■ **DATASET SECTION**
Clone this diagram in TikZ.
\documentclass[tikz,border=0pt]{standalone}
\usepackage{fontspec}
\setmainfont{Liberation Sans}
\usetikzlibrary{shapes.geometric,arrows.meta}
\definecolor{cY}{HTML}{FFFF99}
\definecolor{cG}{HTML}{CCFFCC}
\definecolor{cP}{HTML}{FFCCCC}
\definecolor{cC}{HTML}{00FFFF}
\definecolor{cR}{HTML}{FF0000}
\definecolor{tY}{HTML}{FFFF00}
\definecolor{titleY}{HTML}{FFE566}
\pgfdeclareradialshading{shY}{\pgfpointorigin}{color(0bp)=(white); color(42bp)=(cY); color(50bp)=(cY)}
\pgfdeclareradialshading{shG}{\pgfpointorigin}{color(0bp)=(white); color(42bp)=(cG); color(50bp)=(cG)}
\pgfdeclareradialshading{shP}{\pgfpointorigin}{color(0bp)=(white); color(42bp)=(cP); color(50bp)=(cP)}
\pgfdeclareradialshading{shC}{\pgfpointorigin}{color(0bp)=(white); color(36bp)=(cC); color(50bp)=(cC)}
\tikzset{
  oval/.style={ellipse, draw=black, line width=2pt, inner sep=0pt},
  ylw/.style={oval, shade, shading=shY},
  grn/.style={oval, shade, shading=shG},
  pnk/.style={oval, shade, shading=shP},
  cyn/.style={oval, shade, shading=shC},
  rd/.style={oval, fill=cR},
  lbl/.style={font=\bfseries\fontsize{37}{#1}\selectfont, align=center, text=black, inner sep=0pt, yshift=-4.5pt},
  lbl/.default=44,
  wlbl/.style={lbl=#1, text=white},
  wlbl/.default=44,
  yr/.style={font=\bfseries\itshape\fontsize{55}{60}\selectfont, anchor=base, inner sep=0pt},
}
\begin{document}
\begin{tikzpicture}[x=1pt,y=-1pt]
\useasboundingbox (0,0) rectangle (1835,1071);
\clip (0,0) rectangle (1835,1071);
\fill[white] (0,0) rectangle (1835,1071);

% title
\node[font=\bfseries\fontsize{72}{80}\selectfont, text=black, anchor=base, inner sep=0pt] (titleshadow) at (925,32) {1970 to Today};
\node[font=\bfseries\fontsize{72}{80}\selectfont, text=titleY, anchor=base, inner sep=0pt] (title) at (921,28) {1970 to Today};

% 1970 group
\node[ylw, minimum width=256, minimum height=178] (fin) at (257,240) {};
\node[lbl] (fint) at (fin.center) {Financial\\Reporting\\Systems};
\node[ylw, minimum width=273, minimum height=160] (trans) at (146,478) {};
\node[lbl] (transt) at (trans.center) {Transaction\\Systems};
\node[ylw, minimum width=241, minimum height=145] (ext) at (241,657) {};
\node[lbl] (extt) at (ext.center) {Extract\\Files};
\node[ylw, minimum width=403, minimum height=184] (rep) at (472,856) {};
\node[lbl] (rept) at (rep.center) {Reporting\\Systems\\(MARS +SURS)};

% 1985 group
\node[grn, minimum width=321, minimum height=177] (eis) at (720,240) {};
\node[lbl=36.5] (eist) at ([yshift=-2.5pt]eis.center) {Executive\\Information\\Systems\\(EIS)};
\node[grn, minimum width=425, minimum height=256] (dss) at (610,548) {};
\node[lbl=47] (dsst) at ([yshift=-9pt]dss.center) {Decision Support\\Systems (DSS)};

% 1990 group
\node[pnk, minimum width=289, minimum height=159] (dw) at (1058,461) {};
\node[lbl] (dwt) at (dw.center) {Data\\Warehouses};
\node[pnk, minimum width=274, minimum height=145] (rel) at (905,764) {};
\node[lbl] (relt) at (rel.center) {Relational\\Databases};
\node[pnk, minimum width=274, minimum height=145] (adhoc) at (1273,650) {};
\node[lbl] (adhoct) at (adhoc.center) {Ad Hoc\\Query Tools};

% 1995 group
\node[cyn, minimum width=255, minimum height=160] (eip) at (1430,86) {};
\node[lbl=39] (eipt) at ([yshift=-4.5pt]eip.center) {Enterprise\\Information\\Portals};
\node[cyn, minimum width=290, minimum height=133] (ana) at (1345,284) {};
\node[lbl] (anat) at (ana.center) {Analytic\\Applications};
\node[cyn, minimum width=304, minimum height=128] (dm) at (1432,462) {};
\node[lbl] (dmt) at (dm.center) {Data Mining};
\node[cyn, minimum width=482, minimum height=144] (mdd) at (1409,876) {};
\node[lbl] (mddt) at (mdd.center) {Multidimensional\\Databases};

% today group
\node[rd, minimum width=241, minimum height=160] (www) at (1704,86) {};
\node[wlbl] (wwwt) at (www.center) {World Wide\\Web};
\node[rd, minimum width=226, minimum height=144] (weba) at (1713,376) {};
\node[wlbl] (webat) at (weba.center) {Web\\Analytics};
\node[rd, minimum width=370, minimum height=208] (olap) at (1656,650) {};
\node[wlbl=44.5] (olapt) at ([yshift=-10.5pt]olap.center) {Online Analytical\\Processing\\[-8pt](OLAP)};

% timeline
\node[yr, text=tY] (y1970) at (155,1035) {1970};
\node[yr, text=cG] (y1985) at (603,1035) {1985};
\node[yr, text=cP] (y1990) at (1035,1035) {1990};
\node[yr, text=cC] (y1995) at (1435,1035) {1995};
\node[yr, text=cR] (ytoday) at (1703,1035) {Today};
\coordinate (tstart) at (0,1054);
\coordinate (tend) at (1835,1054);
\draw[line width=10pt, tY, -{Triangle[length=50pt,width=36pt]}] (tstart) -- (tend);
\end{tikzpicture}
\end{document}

■ **SET PROBLEM**
Each line of the material should be duplicated exactly, please.

■ **ANSWER TO THIS EXERCISE**
Clone this diagram in TikZ.
\documentclass[tikz,border=0pt]{standalone}
\usepackage{fontspec}
\setmainfont{Liberation Sans}
\usetikzlibrary{shapes.geometric,arrows.meta}
\definecolor{cY}{HTML}{FFFF99}
\definecolor{cG}{HTML}{CCFFCC}
\definecolor{cP}{HTML}{FFCCCC}
\definecolor{cC}{HTML}{00FFFF}
\definecolor{cR}{HTML}{FF0000}
\definecolor{tY}{HTML}{FFFF00}
\definecolor{titleY}{HTML}{FFE566}
\pgfdeclareradialshading{shY}{\pgfpointorigin}{color(0bp)=(white); color(42bp)=(cY); color(50bp)=(cY)}
\pgfdeclareradialshading{shG}{\pgfpointorigin}{color(0bp)=(white); color(42bp)=(cG); color(50bp)=(cG)}
\pgfdeclareradialshading{shP}{\pgfpointorigin}{color(0bp)=(white); color(42bp)=(cP); color(50bp)=(cP)}
\pgfdeclareradialshading{shC}{\pgfpointorigin}{color(0bp)=(white); color(36bp)=(cC); color(50bp)=(cC)}
\tikzset{
  oval/.style={ellipse, draw=black, line width=2pt, inner sep=0pt},
  ylw/.style={oval, shade, shading=shY},
  grn/.style={oval, shade, shading=shG},
  pnk/.style={oval, shade, shading=shP},
  cyn/.style={oval, shade, shading=shC},
  rd/.style={oval, fill=cR},
  lbl/.style={font=\bfseries\fontsize{37}{#1}\selectfont, align=center, text=black, inner sep=0pt, yshift=-4.5pt},
  lbl/.default=44,
  wlbl/.style={lbl=#1, text=white},
  wlbl/.default=44,
  yr/.style={font=\bfseries\itshape\fontsize{55}{60}\selectfont, anchor=base, inner sep=0pt},
}
\begin{document}
\begin{tikzpicture}[x=1pt,y=-1pt]
\useasboundingbox (0,0) rectangle (1835,1071);
\clip (0,0) rectangle (1835,1071);
\fill[white] (0,0) rectangle (1835,1071);

% title
\node[font=\bfseries\fontsize{72}{80}\selectfont, text=black, anchor=base, inner sep=0pt] (titleshadow) at (925,32) {1970 to Today};
\node[font=\bfseries\fontsize{72}{80}\selectfont, text=titleY, anchor=base, inner sep=0pt] (title) at (921,28) {1970 to Today};

% 1970 group
\node[ylw, minimum width=256, minimum height=178] (fin) at (257,240) {};
\node[lbl] (fint) at (fin.center) {Financial\\Reporting\\Systems};
\node[ylw, minimum width=273, minimum height=160] (trans) at (146,478) {};
\node[lbl] (transt) at (trans.center) {Transaction\\Systems};
\node[ylw, minimum width=241, minimum height=145] (ext) at (241,657) {};
\node[lbl] (extt) at (ext.center) {Extract\\Files};
\node[ylw, minimum width=403, minimum height=184] (rep) at (472,856) {};
\node[lbl] (rept) at (rep.center) {Reporting\\Systems\\(MARS +SURS)};

% 1985 group
\node[grn, minimum width=321, minimum height=177] (eis) at (720,240) {};
\node[lbl=36.5] (eist) at ([yshift=-2.5pt]eis.center) {Executive\\Information\\Systems\\(EIS)};
\node[grn, minimum width=425, minimum height=256] (dss) at (610,548) {};
\node[lbl=47] (dsst) at ([yshift=-9pt]dss.center) {Decision Support\\Systems (DSS)};

% 1990 group
\node[pnk, minimum width=289, minimum height=159] (dw) at (1058,461) {};
\node[lbl] (dwt) at (dw.center) {Data\\Warehouses};
\node[pnk, minimum width=274, minimum height=145] (rel) at (905,764) {};
\node[lbl] (relt) at (rel.center) {Relational\\Databases};
\node[pnk, minimum width=274, minimum height=145] (adhoc) at (1273,650) {};
\node[lbl] (adhoct) at (adhoc.center) {Ad Hoc\\Query Tools};

% 1995 group
\node[cyn, minimum width=255, minimum height=160] (eip) at (1430,86) {};
\node[lbl=39] (eipt) at ([yshift=-4.5pt]eip.center) {Enterprise\\Information\\Portals};
\node[cyn, minimum width=290, minimum height=133] (ana) at (1345,284) {};
\node[lbl] (anat) at (ana.center) {Analytic\\Applications};
\node[cyn, minimum width=304, minimum height=128] (dm) at (1432,462) {};
\node[lbl] (dmt) at (dm.center) {Data Mining};
\node[cyn, minimum width=482, minimum height=144] (mdd) at (1409,876) {};
\node[lbl] (mddt) at (mdd.center) {Multidimensional\\Databases};

% today group
\node[rd, minimum width=241, minimum height=160] (www) at (1704,86) {};
\node[wlbl] (wwwt) at (www.center) {World Wide\\Web};
\node[rd, minimum width=226, minimum height=144] (weba) at (1713,376) {};
\node[wlbl] (webat) at (weba.center) {Web\\Analytics};
\node[rd, minimum width=370, minimum height=208] (olap) at (1656,650) {};
\node[wlbl=44.5] (olapt) at ([yshift=-10.5pt]olap.center) {Online Analytical\\Processing\\[-8pt](OLAP)};

% timeline
\node[yr, text=tY] (y1970) at (155,1035) {1970};
\node[yr, text=cG] (y1985) at (603,1035) {1985};
\node[yr, text=cP] (y1990) at (1035,1035) {1990};
\node[yr, text=cC] (y1995) at (1435,1035) {1995};
\node[yr, text=cR] (ytoday) at (1703,1035) {Today};
\coordinate (tstart) at (0,1054);
\coordinate (tend) at (1835,1054);
\draw[line width=10pt, tY, -{Triangle[length=50pt,width=36pt]}] (tstart) -- (tend);
\end{tikzpicture}
\end{document}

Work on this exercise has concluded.